Hiss Golden Messenger Jump For Joy Review: M.C. Taylor alchemises musical blend with defiant positivity

Hiss Golden Messenger reorientate to the bright side of the road on eleventh LP

Hiss Golden Messenger's M.C. Taylor

by John Mulvey |
Published on

Hiss Golden Messenger

Jump For Joy

★★★★

MERGE

SINGER-SONGWRITERS are not, as a breed, averse to mythologising their creative struggles. As careers stretch on, but effective ways of monetising a music-making life diminish, a lot of energy can be expended on grappling with the muse, and the business, and sometimes both at once.

The latest album by M.C. Taylor and Hiss Golden Messenger – roughly the North Carolina band’s eleventh studio set in a productive 15 years – initially seems to conform to that stereotype. “I’m waiting/Trying to write my masterpiece,” Taylor sings on the opener, 20 Years And A Nickel, “And it’s coming out a riddle.” Jump For Joy, though, is a not an album freighted with self-pity. Rather, it’s shot through with a kind of hard-earned positivity, a radical acceptance.

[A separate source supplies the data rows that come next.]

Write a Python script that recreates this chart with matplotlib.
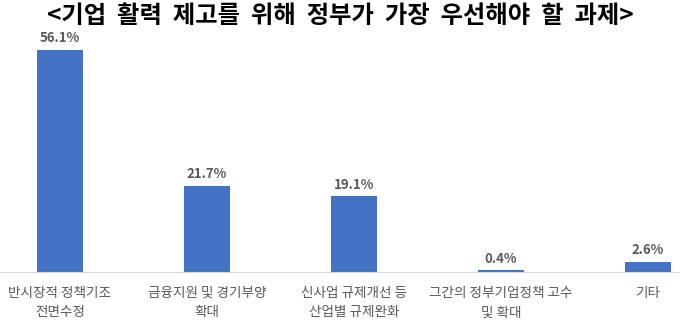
import matplotlib
matplotlib.use('Agg')
import matplotlib.pyplot as plt

plt.rcParams['font.family'] = ['Noto Sans CJK KR', 'DejaVu Sans']

categories = ["반시장적 정책기조\n전면수정", "금융지원 및 경기부양\n확대", "신사업 규제개선 등\n산업별 규제완화",
              "그간의 정부기업정책 고수\n및 확대", "기타"]
values = [56.1, 21.7, 19.1, 0.4, 2.6]
title = "<기업  활력  제고를  위해  정부가  가장  우선해야  할  과제>"

fig = plt.figure(figsize=(6.8, 3.29), dpi=100)
ax = fig.add_axes([-13.5 / 680, 57 / 329, 735 / 680, 237.6 / 329])

x = range(len(values))
ax.bar(x, values, width=0.31, color='#4472C4')
for xi, v in zip(x, values):
    ax.text(xi, v + 1.2, f"{v}%", ha='center', va='bottom', fontsize=9.5,
            fontweight='bold', color='#595959')

ax.set_xlim(-0.5, len(values) - 0.5)
ax.set_ylim(0, 60)
ax.set_xticks(list(x))
ax.set_xticklabels(categories, fontsize=9.8, color='#595959', linespacing=1.5)
ax.tick_params(axis='x', length=0, pad=10)
ax.set_yticks([])
for s in ['top', 'left', 'right']:
    ax.spines[s].set_visible(False)
ax.spines['bottom'].set_color('#D9D9D9')

fig.text(0.5, 1 - 16 / 329, title, ha='center', va='center', fontsize=17.5,
         fontweight='bold', color='black')

plt.savefig('out.png', dpi=100)
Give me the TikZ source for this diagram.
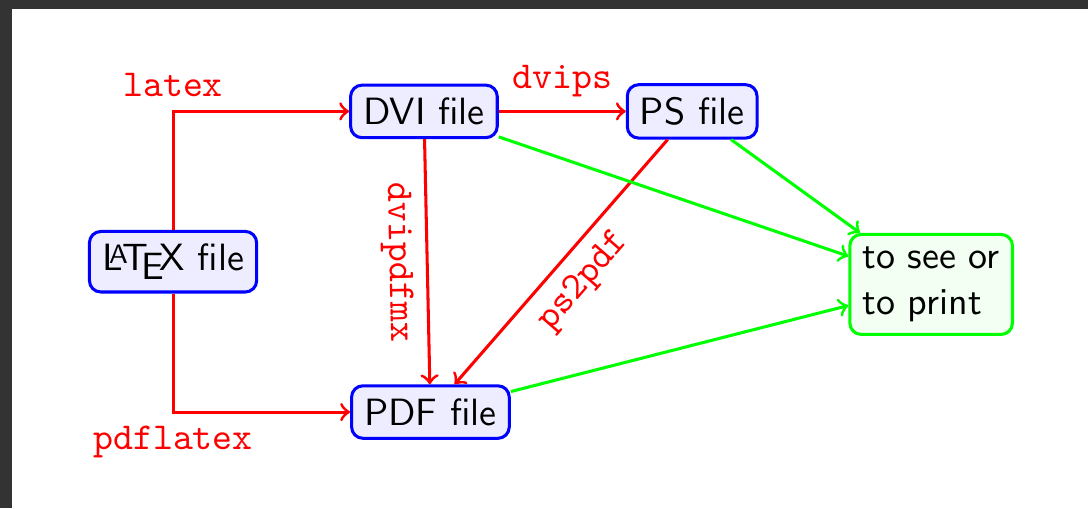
\documentclass[tikz,border=0pt]{standalone}
\usepackage{tikz}
\usetikzlibrary{arrows, positioning}
\definecolor{framegray}{HTML}{333333}
\tikzset{
    file/.style={draw=blue, fill=blue!7, thick, rounded corners=3pt, font=\sffamily},
    goal/.style={draw=green, fill=green!5, thick, rounded corners=3pt, font=\sffamily, align=left},
    prog/.style={red, thick, ->},
    view/.style={green, thick, ->},
    cmd/.style={font=\ttfamily, text=red}
}

\begin{document}
\begin{tikzpicture}
    \fill[framegray] (0, 0) rectangle (10.06, 4.70);
    \fill[white] (0.11, 0) rectangle (10.06, 4.62);
    \node[file] (tex) at (1.60, 2.28) {\LaTeX{} file};
    \node[file] (dvi) at (3.92, 3.67) {DVI file};
    \node[file] (ps) at (6.40, 3.67) {PS file};
    \node[file] (pdf) at (3.98, 0.89) {PDF file};
    \node[goal] (out) at (8.61, 2.07) {to see or\\to print};
    \draw[prog] (tex) |- node[above, cmd] {latex} (dvi);
    \draw[prog] (tex) |- node[below, cmd] {pdflatex} (pdf);
    \draw[prog] (dvi) -- node[above, cmd] {dvips} (ps);
    \draw[prog] (dvi) -- node[sloped, below, cmd] {dvipdfmx} (pdf);
    \draw[prog] (ps) -- node[sloped, below, cmd] {ps2pdf} (pdf);
    \draw[view] (dvi) -- (out);
    \draw[view] (ps) -- (out);
    \draw[view] (pdf) -- (out);
\end{tikzpicture}
\end{document}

The Hiss Golden Messenger catalogue is a remarkably consistent one, which tacitly rejects the whole concept of one-off masterpieces; a body of work which has evolved in subtle and consolatory ways ever since their debut, Country Hai East Cotton, in 2009. Jump For Joy, nevertheless, feels like a significant point in Taylor’s creative journey. The rootsy musical blend – the country-soul and folk rock, the accents of funk, the faintest ghosts of dub, the blood ties to Bob Dylan and Van Morrison – is more seamless than ever. The current band, too, play fantastically, a more stable line-up than previous Hiss iterations whose intuitive skills can be tracked via a clutch of excellent live albums on Bandcamp.

It’s shot through with a kind of hard-earned positivity, a radical acceptance.

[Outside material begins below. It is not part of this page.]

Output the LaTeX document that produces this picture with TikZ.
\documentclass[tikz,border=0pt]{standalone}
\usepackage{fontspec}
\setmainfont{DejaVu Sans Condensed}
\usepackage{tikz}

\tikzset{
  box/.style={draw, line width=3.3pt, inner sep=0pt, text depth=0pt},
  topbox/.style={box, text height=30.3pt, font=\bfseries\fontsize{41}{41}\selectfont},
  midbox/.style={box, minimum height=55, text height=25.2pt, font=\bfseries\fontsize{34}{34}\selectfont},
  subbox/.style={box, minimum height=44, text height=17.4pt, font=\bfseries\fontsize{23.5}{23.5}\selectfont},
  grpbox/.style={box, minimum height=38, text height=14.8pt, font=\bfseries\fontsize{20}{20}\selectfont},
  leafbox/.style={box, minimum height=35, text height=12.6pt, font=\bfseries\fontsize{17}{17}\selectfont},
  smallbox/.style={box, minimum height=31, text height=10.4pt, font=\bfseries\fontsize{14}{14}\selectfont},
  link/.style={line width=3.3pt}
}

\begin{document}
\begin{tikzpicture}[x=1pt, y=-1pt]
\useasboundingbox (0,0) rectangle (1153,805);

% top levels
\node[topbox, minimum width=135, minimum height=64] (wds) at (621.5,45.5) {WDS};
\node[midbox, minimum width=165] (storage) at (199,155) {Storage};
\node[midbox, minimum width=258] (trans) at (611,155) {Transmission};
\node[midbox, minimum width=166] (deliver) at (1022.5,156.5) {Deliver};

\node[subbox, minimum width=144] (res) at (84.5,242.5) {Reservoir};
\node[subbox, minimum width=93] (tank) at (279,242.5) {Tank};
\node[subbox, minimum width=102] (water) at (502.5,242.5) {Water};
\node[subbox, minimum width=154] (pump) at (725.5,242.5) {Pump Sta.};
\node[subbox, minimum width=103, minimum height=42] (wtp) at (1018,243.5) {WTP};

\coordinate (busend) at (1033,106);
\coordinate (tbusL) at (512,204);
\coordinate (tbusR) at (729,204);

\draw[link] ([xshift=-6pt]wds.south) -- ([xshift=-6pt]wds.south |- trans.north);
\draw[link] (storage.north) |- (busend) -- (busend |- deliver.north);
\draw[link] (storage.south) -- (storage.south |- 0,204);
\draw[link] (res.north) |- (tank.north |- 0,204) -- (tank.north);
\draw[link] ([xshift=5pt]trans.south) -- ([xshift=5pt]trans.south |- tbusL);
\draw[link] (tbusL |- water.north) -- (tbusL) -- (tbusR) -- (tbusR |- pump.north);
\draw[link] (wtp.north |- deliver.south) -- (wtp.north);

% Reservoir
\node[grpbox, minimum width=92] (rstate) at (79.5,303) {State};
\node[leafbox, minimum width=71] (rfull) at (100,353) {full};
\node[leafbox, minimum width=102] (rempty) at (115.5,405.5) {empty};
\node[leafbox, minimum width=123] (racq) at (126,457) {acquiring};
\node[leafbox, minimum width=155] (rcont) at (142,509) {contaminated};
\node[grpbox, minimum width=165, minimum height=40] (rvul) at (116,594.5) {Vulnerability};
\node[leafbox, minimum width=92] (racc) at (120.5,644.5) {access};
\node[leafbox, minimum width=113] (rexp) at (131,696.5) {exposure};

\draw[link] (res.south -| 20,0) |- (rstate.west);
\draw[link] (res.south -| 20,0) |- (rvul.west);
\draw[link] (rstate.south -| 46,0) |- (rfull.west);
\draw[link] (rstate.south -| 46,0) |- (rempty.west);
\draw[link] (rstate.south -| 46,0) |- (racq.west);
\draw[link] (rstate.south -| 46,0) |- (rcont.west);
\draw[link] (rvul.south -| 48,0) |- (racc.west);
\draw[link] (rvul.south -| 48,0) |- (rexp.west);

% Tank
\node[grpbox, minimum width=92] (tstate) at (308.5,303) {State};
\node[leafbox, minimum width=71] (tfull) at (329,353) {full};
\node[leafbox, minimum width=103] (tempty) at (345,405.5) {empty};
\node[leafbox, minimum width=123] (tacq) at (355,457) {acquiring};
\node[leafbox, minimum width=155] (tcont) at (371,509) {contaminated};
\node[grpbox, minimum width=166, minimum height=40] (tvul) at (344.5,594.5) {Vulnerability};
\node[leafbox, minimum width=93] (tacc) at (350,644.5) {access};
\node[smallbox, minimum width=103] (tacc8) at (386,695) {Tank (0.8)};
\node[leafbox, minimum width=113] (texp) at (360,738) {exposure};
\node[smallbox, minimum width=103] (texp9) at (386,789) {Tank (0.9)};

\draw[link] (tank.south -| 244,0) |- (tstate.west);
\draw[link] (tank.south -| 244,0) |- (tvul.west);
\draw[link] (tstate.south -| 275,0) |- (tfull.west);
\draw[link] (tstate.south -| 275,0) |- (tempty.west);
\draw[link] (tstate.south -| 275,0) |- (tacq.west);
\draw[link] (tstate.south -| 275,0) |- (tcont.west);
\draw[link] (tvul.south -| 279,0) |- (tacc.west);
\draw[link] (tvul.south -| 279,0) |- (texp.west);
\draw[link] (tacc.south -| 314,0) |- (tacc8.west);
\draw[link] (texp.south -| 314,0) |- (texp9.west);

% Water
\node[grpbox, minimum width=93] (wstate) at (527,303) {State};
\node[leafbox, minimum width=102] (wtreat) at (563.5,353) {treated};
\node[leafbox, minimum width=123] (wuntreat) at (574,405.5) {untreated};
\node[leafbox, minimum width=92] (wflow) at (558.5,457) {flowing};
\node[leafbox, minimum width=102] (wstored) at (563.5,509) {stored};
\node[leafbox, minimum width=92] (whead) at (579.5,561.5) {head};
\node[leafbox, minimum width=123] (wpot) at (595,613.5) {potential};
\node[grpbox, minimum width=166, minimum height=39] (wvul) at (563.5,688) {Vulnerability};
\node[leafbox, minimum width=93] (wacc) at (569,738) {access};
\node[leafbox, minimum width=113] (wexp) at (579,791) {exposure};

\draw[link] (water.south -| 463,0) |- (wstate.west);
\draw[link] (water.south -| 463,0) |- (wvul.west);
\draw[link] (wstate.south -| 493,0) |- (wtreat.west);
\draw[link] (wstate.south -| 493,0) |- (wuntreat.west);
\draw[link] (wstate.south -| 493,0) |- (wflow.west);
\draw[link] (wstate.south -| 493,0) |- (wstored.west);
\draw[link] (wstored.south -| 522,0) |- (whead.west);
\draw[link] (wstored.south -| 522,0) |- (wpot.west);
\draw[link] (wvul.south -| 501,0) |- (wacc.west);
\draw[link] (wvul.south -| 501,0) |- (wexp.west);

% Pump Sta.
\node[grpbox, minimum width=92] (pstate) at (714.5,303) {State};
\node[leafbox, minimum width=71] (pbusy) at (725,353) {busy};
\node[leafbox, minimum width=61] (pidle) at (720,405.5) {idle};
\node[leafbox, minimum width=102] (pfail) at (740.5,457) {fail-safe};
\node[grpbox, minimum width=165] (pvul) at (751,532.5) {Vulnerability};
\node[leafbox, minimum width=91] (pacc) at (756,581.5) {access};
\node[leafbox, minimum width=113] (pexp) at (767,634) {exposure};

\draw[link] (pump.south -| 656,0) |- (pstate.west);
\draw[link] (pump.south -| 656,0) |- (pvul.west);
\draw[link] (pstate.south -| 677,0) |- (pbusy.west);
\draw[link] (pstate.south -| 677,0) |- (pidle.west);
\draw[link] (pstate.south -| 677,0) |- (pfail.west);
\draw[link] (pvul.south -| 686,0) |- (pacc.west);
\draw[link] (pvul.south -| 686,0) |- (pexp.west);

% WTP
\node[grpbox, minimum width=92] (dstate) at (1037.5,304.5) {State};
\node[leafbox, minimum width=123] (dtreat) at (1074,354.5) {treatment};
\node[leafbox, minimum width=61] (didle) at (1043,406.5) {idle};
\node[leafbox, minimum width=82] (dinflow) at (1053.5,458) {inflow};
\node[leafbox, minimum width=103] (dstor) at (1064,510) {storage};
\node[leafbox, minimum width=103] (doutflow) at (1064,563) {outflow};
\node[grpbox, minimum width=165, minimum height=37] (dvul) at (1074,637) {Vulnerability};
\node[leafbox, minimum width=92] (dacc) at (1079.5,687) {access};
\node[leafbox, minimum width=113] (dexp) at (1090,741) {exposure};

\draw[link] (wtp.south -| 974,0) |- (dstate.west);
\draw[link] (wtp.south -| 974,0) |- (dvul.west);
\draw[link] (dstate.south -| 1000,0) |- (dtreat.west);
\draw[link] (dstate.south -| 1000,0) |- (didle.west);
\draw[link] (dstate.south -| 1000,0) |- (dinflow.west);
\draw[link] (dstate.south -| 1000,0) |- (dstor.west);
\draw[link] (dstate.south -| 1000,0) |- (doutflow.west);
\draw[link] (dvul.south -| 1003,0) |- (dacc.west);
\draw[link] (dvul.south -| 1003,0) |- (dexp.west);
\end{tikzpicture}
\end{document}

What’s new, though, is how Taylor has pushed his music’s most rousing dimensions to the fore. If previous Hiss records generally maintained a fragile balance between his melodically uplifting and lyrically introspective compulsions, 2021’s Quietly Blowing It perhaps drifted a little further to the latter end of the spectrum: very much a product of lockdown anxieties, of spiritual dislocation.

Jump For Joy, in contrast, makes its mission statement explicit from the title track down. “Jump for joy/Gimme apocalypse,” Taylor sings, over a loose-but tight New Orleans groove (Sam Fribush on piano in striking Allen Toussaint form). It’s not deranged partying in the face of a world on fire, exactly, more a mature attempt to worry less, to be empowered by what a lifetime of making music has brought him.

To hear an artist, who’s sometimes been hobbled by depression, find the mitigated defiance of Feeling Eternal – “For those down and out but still devoted, I’m one of them” – is inspiring enough. But after this rich, bracing record has ended, after Taylor has recruited Levon Helm’s daughter Amy as a backing vocalist, and referenced Dickey Betts as well as the poet Mary Oliver, it’s a line borrowed from Oliver that resonates strongest. “I’m just a nail in the house of the universe,” Taylor sings on Nu-Grape, realistic enough to know his place in the greater scheme of things. Oliver’s qualifier in her original poem, Blue Iris, is omitted, but the implication is crucial: “Tiny but useful.”